Problem to solve: Reproduce the listing exactly and skip over any pictures.

--- START OF Data provided ---

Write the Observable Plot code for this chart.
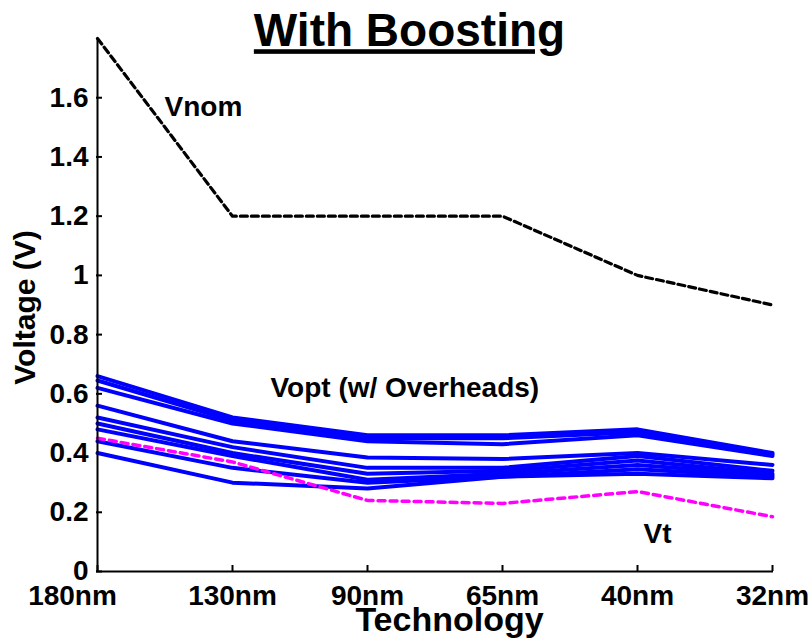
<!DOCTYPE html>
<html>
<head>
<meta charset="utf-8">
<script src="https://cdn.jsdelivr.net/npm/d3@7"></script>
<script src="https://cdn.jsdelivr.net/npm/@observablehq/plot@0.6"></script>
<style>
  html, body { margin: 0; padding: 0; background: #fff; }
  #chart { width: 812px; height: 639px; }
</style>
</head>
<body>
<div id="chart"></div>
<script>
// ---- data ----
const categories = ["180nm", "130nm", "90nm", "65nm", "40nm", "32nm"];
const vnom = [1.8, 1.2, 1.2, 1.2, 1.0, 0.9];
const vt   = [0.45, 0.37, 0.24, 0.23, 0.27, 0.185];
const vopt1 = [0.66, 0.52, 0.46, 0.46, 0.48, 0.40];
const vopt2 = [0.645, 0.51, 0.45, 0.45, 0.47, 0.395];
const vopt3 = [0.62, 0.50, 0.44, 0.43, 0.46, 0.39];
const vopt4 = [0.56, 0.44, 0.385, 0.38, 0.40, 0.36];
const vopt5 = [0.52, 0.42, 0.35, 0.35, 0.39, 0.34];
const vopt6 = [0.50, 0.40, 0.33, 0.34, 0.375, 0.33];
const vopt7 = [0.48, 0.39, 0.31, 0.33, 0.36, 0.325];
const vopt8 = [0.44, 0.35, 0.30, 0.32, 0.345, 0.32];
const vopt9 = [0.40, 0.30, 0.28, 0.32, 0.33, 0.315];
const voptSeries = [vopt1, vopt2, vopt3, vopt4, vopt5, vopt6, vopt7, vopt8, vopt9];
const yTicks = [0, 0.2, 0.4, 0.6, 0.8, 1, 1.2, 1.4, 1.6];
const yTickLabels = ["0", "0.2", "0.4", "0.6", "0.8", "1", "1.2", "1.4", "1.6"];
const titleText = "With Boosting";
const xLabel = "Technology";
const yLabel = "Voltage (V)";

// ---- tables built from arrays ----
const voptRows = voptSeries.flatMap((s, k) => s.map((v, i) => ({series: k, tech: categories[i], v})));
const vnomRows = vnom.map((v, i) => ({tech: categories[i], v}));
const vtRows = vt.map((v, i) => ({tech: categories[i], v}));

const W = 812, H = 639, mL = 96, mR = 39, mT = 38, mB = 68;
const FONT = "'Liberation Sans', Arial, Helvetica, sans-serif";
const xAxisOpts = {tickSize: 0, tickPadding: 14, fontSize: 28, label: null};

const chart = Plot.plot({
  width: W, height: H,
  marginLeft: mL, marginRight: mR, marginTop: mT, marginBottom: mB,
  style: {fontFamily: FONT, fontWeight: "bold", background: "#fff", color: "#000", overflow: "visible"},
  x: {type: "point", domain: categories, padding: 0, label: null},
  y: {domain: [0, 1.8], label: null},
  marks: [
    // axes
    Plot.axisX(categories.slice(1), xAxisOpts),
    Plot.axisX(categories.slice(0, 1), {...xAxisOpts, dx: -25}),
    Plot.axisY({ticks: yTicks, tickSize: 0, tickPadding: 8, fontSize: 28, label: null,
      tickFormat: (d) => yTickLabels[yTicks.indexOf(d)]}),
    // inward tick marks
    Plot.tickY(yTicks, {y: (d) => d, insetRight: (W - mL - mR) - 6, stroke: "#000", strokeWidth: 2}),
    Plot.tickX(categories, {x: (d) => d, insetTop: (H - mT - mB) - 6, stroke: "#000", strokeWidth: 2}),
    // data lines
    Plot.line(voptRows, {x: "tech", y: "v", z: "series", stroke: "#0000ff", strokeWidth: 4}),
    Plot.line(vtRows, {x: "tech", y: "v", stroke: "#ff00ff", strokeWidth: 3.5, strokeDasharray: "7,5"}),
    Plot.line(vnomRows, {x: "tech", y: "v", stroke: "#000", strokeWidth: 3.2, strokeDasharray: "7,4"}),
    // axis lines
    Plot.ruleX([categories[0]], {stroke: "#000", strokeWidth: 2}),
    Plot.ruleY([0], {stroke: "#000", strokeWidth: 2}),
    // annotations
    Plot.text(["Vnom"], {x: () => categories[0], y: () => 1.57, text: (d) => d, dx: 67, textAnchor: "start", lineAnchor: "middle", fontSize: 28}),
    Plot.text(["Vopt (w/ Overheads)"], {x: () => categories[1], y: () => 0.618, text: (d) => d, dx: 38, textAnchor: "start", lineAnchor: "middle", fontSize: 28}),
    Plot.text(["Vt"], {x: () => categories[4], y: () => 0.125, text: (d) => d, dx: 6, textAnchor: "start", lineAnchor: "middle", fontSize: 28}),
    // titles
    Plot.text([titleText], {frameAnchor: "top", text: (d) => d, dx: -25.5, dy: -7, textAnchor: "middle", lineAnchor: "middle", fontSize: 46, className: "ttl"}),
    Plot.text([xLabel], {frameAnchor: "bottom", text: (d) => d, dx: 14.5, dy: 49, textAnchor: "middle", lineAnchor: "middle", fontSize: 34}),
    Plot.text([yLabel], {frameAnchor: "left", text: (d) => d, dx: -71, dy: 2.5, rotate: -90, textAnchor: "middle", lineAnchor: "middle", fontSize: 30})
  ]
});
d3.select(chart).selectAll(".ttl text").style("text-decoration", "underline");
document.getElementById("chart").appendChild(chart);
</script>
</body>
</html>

--- END OF Data provided ---

Task answer:
Write the Observable Plot code for this chart.
<!DOCTYPE html>
<html>
<head>
<meta charset="utf-8">
<script src="https://cdn.jsdelivr.net/npm/d3@7"></script>
<script src="https://cdn.jsdelivr.net/npm/@observablehq/plot@0.6"></script>
<style>
  html, body { margin: 0; padding: 0; background: #fff; }
  #chart { width: 812px; height: 639px; }
</style>
</head>
<body>
<div id="chart"></div>
<script>
// ---- data ----
const categories = ["180nm", "130nm", "90nm", "65nm", "40nm", "32nm"];
const vnom = [1.8, 1.2, 1.2, 1.2, 1.0, 0.9];
const vt   = [0.45, 0.37, 0.24, 0.23, 0.27, 0.185];
const vopt1 = [0.66, 0.52, 0.46, 0.46, 0.48, 0.40];
const vopt2 = [0.645, 0.51, 0.45, 0.45, 0.47, 0.395];
const vopt3 = [0.62, 0.50, 0.44, 0.43, 0.46, 0.39];
const vopt4 = [0.56, 0.44, 0.385, 0.38, 0.40, 0.36];
const vopt5 = [0.52, 0.42, 0.35, 0.35, 0.39, 0.34];
const vopt6 = [0.50, 0.40, 0.33, 0.34, 0.375, 0.33];
const vopt7 = [0.48, 0.39, 0.31, 0.33, 0.36, 0.325];
const vopt8 = [0.44, 0.35, 0.30, 0.32, 0.345, 0.32];
const vopt9 = [0.40, 0.30, 0.28, 0.32, 0.33, 0.315];
const voptSeries = [vopt1, vopt2, vopt3, vopt4, vopt5, vopt6, vopt7, vopt8, vopt9];
const yTicks = [0, 0.2, 0.4, 0.6, 0.8, 1, 1.2, 1.4, 1.6];
const yTickLabels = ["0", "0.2", "0.4", "0.6", "0.8", "1", "1.2", "1.4", "1.6"];
const titleText = "With Boosting";
const xLabel = "Technology";
const yLabel = "Voltage (V)";

// ---- tables built from arrays ----
const voptRows = voptSeries.flatMap((s, k) => s.map((v, i) => ({series: k, tech: categories[i], v})));
const vnomRows = vnom.map((v, i) => ({tech: categories[i], v}));
const vtRows = vt.map((v, i) => ({tech: categories[i], v}));

const W = 812, H = 639, mL = 96, mR = 39, mT = 38, mB = 68;
const FONT = "'Liberation Sans', Arial, Helvetica, sans-serif";
const xAxisOpts = {tickSize: 0, tickPadding: 14, fontSize: 28, label: null};

const chart = Plot.plot({
  width: W, height: H,
  marginLeft: mL, marginRight: mR, marginTop: mT, marginBottom: mB,
  style: {fontFamily: FONT, fontWeight: "bold", background: "#fff", color: "#000", overflow: "visible"},
  x: {type: "point", domain: categories, padding: 0, label: null},
  y: {domain: [0, 1.8], label: null},
  marks: [
    // axes
    Plot.axisX(categories.slice(1), xAxisOpts),
    Plot.axisX(categories.slice(0, 1), {...xAxisOpts, dx: -25}),
    Plot.axisY({ticks: yTicks, tickSize: 0, tickPadding: 8, fontSize: 28, label: null,
      tickFormat: (d) => yTickLabels[yTicks.indexOf(d)]}),
    // inward tick marks
    Plot.tickY(yTicks, {y: (d) => d, insetRight: (W - mL - mR) - 6, stroke: "#000", strokeWidth: 2}),
    Plot.tickX(categories, {x: (d) => d, insetTop: (H - mT - mB) - 6, stroke: "#000", strokeWidth: 2}),
    // data lines
    Plot.line(voptRows, {x: "tech", y: "v", z: "series", stroke: "#0000ff", strokeWidth: 4}),
    Plot.line(vtRows, {x: "tech", y: "v", stroke: "#ff00ff", strokeWidth: 3.5, strokeDasharray: "7,5"}),
    Plot.line(vnomRows, {x: "tech", y: "v", stroke: "#000", strokeWidth: 3.2, strokeDasharray: "7,4"}),
    // axis lines
    Plot.ruleX([categories[0]], {stroke: "#000", strokeWidth: 2}),
    Plot.ruleY([0], {stroke: "#000", strokeWidth: 2}),
    // annotations
    Plot.text(["Vnom"], {x: () => categories[0], y: () => 1.57, text: (d) => d, dx: 67, textAnchor: "start", lineAnchor: "middle", fontSize: 28}),
    Plot.text(["Vopt (w/ Overheads)"], {x: () => categories[1], y: () => 0.618, text: (d) => d, dx: 38, textAnchor: "start", lineAnchor: "middle", fontSize: 28}),
    Plot.text(["Vt"], {x: () => categories[4], y: () => 0.125, text: (d) => d, dx: 6, textAnchor: "start", lineAnchor: "middle", fontSize: 28}),
    // titles
    Plot.text([titleText], {frameAnchor: "top", text: (d) => d, dx: -25.5, dy: -7, textAnchor: "middle", lineAnchor: "middle", fontSize: 46, className: "ttl"}),
    Plot.text([xLabel], {frameAnchor: "bottom", text: (d) => d, dx: 14.5, dy: 49, textAnchor: "middle", lineAnchor: "middle", fontSize: 34}),
    Plot.text([yLabel], {frameAnchor: "left", text: (d) => d, dx: -71, dy: 2.5, rotate: -90, textAnchor: "middle", lineAnchor: "middle", fontSize: 30})
  ]
});
d3.select(chart).selectAll(".ttl text").style("text-decoration", "underline");
document.getElementById("chart").appendChild(chart);
</script>
</body>
</html>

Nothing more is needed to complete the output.